LOS ANGELES—Project Spark is the most intriguing game Microsoft brought to E3, because it really isn’t a game at all—it’s a toolbox for making your own games and sharing them with others.
Microsoft has been building it in secret for the past two years, and the demo in which we just took part is a surprisingly extensive creation tool that’s so simple it’s almost indistinguishable from a generic third-person fantasy game.
According to Microsoft engineer Saxs Persson, Project Spark is designed to “give everyone the thrill of making games” by gently walking new players through the steps of creating a simple action-adventure game.
Players can always start from scratch with a blank world or play a pre-designed game that someone else has created but, during our demo, Persson walked us through several different ways to create and play at the same time.
Load up a new game, and Project Spark presents you with a blank world superimposed with random world types: Arctic, Desert, and so forth.
We chose Arctic and the game then asked us what time of day our world exists in—morning, evening, or afternoon—suggesting that worlds created in Project Spark will not change time dynamically. You probably could rig your world up to switch between times of day based on triggers, such as when a player achieves an objective or uses an object.
Adding simple scripts like that is easy; Project Spark lets you stop playing any time to adjust basic game design elements; what the A button does, where the player’s health bar appears on screen, or when other characters in the world follow the player’s character.
You can design your own scripts using commands like IF, WHEN, and DO to create games where creatures DO go to sleep in their homes WHEN the time of day switches to night IF the player has rebuilt their village.
Our demo defaulted to a medieval fantasy setting—presumably more assets will be released as downloadable content for Project Spark, which will be free to play on Xbox 360, Windows 8 and Xbox One.
The game narrator prodded us to pick a structure where our quest would start—a tavern, a farm, a windmill and so forth—and a hero type. Our guide created a ranger from a tiny farm, and we set off to greet a randomly generated needy neighbor, accepting her quest to recover a valuable potion from a vicious monster.
Project Spark paused again and asked us to create a boss monster hideout in the world, then to draw a quest path from the boss to our hero. The game will automatically flatten and sculpt the world to make the path traversable, sprinkling random enemies and side quests in along the way.
Once we had a basic game in place, our guide picked up his gamepad and started off on his newly-created quest. At multiple points along the way, he paused the game to switch back into creation mode to edit enemies and adjust their behavior, their size, and even how physics would—or would not—affect them.
No matter what you’re playing in Spark, you can pause at a moment’s notice and edit the game to your heart’s content. If you edit something made by someone else (Microsoft or another player), you’ll get credit for remixing the item—the original creator will also retain credit for the work.
You can remix and combine almost anything in Spark: worlds, items, creatures, or A.I. scripts. When you remix something a new version is created separate from the original, which could lead to some really interesting development in the marketplace as different players build upon each other’s work.
During our demo, we saw a giant robot built out of tree pieces and a working musical keyboard that could generate its own backing tracks, record itself, and play the song back.

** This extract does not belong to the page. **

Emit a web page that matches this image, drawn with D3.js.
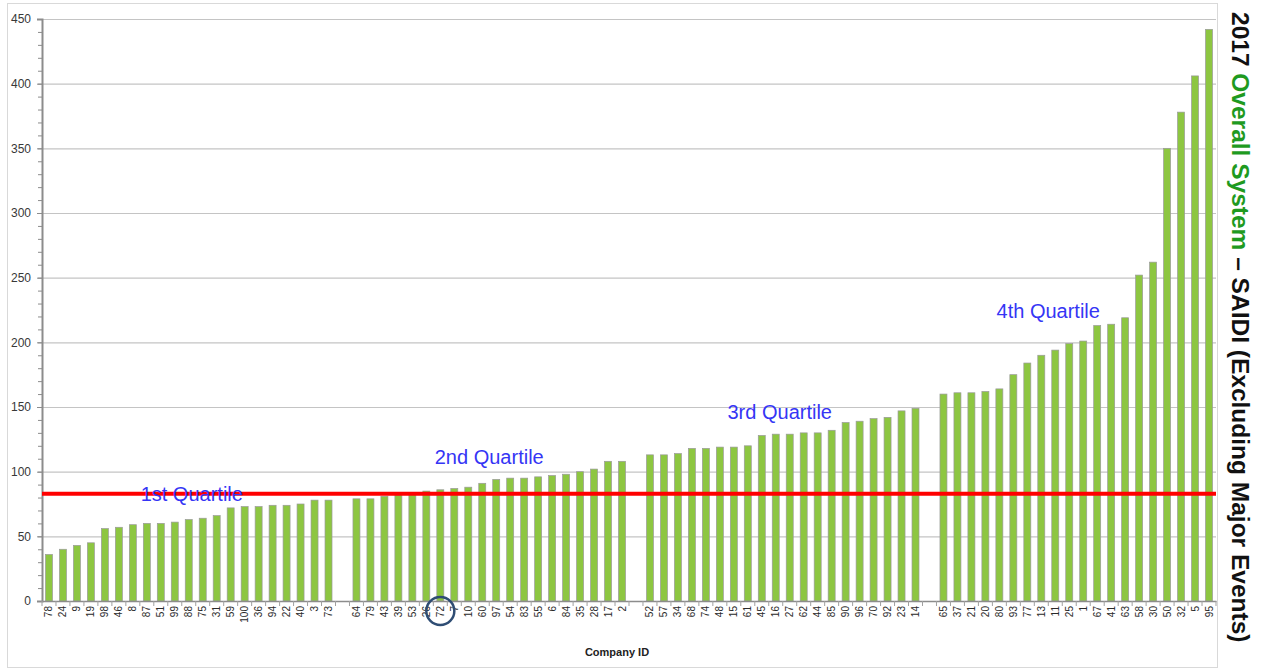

The keyboard was built with repurposed in-game assets, including wooden columns laid on their side and tinted white and black to make giant keys that the player can jump on.
Amazing user-created items like these are still rare, and the lion’s share of games built with Project Spark is likely to be incredibly simplistic. Our fantasy game took twenty minutes to create and looked the part, with sparsely populated tundra, ridiculously dumb enemies, and stilted, boring dialogue.
But almost everything can be edited, leaving me hopeful that a small percentage of dedicated players are going to sink hundreds of hours into crafting beautiful games from the wealth of raw materials on hand. Those masterpieces can be shared on the Project Spark marketplace so that everyone can play them, remix them, and maybe even pay for them.
Microsoft isn’t talking about how the economics will work: whether players will be able to charge for their creations, or what they’ll pay for downloadable content down the road.
But Project Spark is powerful enough to let talented players create amazing things. Allowing them to make a little money off their work would go a long way towards seeding the community with dedicated creators.